Magic variables: Such as inventory_hostname.

However, there is a critical technical limitation: variables defined via the include_vars module within a Playbook cannot be referred to by Testinfra. This is because include_vars typically executes during the runtime of a play, whereas Testinfra interacts with the inventory and facts at the testing layer.

Advanced Application: Monitoring and CI/CD

The intersection of Testinfra, Ansible, and monitoring tools like Nagios allows for the creation of a self-healing or self-alerting infrastructure.

Nagios Integration

Nagios typically utilizes the NRPE (Nagios Remote Plugin Executor) plugin to run checks on remote hosts. However, Testinfra allows tests to be executed directly from the Nagios master. By using the --nagios flag, Testinfra formats the output to be compatible with Nagios's expected return codes.

To implement this, the following command structure is used:

bash py.test --hosts=web --ansible-inventory=inventory --connection=ansible --nagios -qq line test.py

In this command, -qq is used to activate pytest's quiet mode, suppressing detailed test logs and outputting only the Nagios-compatible result (e.g., TESTINFRA OK). This converts a functional test into a monitoring probe, alerting administrators immediately if a critical service or file configuration drifts from the desired state.

Role Development with Molecule

For developers creating reusable Ansible roles, Testinfra is a foundational component of the Molecule testing framework. Molecule uses Testinfra to verify that the role actually performs the tasks it claims to. For instance, if a role is designed to install and configure a web server, a corresponding Testinfra script (like test_web.py) is used to verify the state:

python def check_httpd_service(host): """Check that the httpd service is running on the host""" assert host.service("httpd").is_running

This test is then executed against the target machines using the Ansible connection backend:

bash pip install ansible py.test --hosts=web --ansible-inventory=inventory --connection=ansible test_web.py

Technical Specifications and Comparison

The following table outlines the differences between standard Ansible execution and Testinfra validation.

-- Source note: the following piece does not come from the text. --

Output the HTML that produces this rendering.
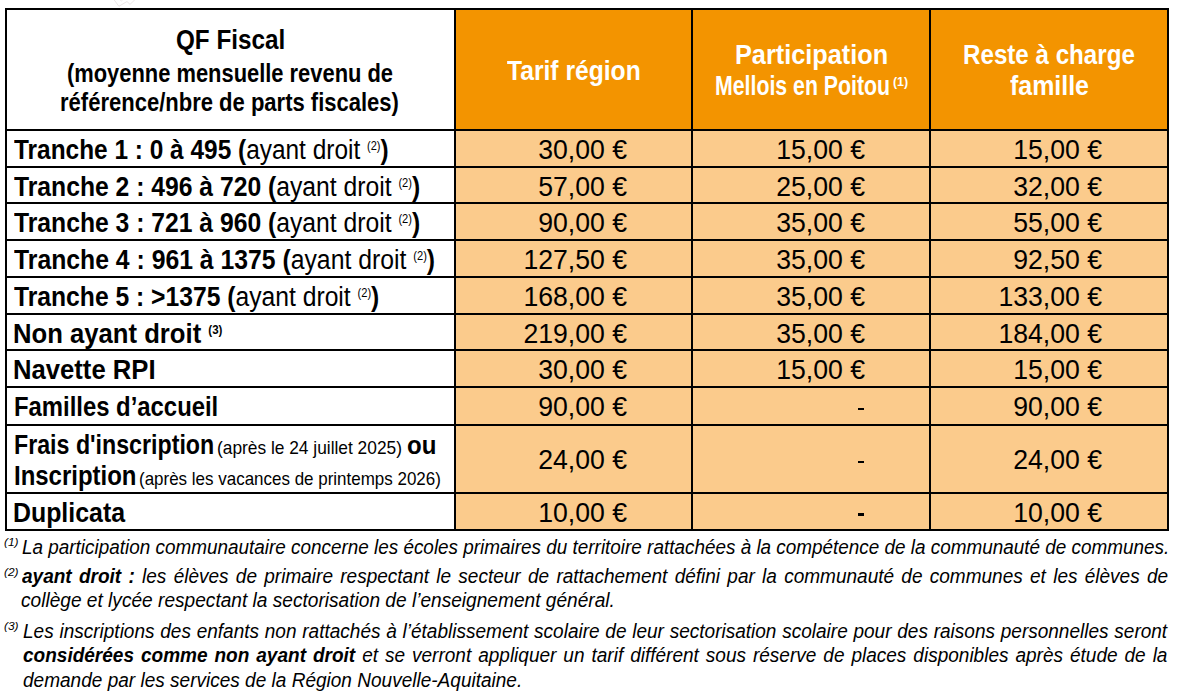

Feature	Ansible Playbook	Testinfra
Primary Goal	State Enforcement (Change)	State Verification (Test)
Logic Language	YAML	Python
Outcome	Changed/OK/Failed	Pass/Fail (Assertion)
Interaction	Pushes configuration	Inspects configuration
Integration	SSH/WinRM	Pytest / Ansible Backend
Monitoring	Not native	Nagios compatible

Detailed Execution Analysis

When running a test, the output provides a detailed trace of the execution environment. For example, a failed test in a virtual environment might look like this:

text platform linux -- Python 3.7.3, pytest-4.4.1, py-1.8.0, pluggy-0.9.0 rootdir: /home/cverna/Documents/Python/testinfra plugins: testinfra-3.0.0 collected 2 items test_simple.py ..

In cases of failure, such as verifying a DNS nameserver via the setup module, the traceback provides exact details:

python def test_dns(host): nameservers = host.ansible("setup")["ansible_facts"]["ansible_dns"]["nameservers"] assert '10.1.1.1' in nameservers

If the assertion fails, the output will show the actual value found versus the expected value:

E AssertionError: assert '10.1.1.1' in ['10.0.2.3']

This level of granularity allows engineers to pinpoint exactly why a server's state is incorrect, whether it is a networking misconfiguration or a failed DNS update.

Conclusion

The integration of Testinfra with Ansible represents a transition from "hope-based" deployment to "verified" deployment. By treating infrastructure as a testable entity, organizations can eliminate the uncertainty associated with complex deployments. The ability to leverage existing Ansible inventories, use Python's powerful assertion libraries, and integrate directly with Nagios monitoring creates a comprehensive safety net. Testinfra does not replace Ansible; rather, it validates that Ansible has successfully achieved the desired state and ensures that the state persists over time. The transition from simple YAML-based automation to a rigorous testing framework using Testinfra is a prerequisite for any organization aiming for true immutable infrastructure and continuous delivery.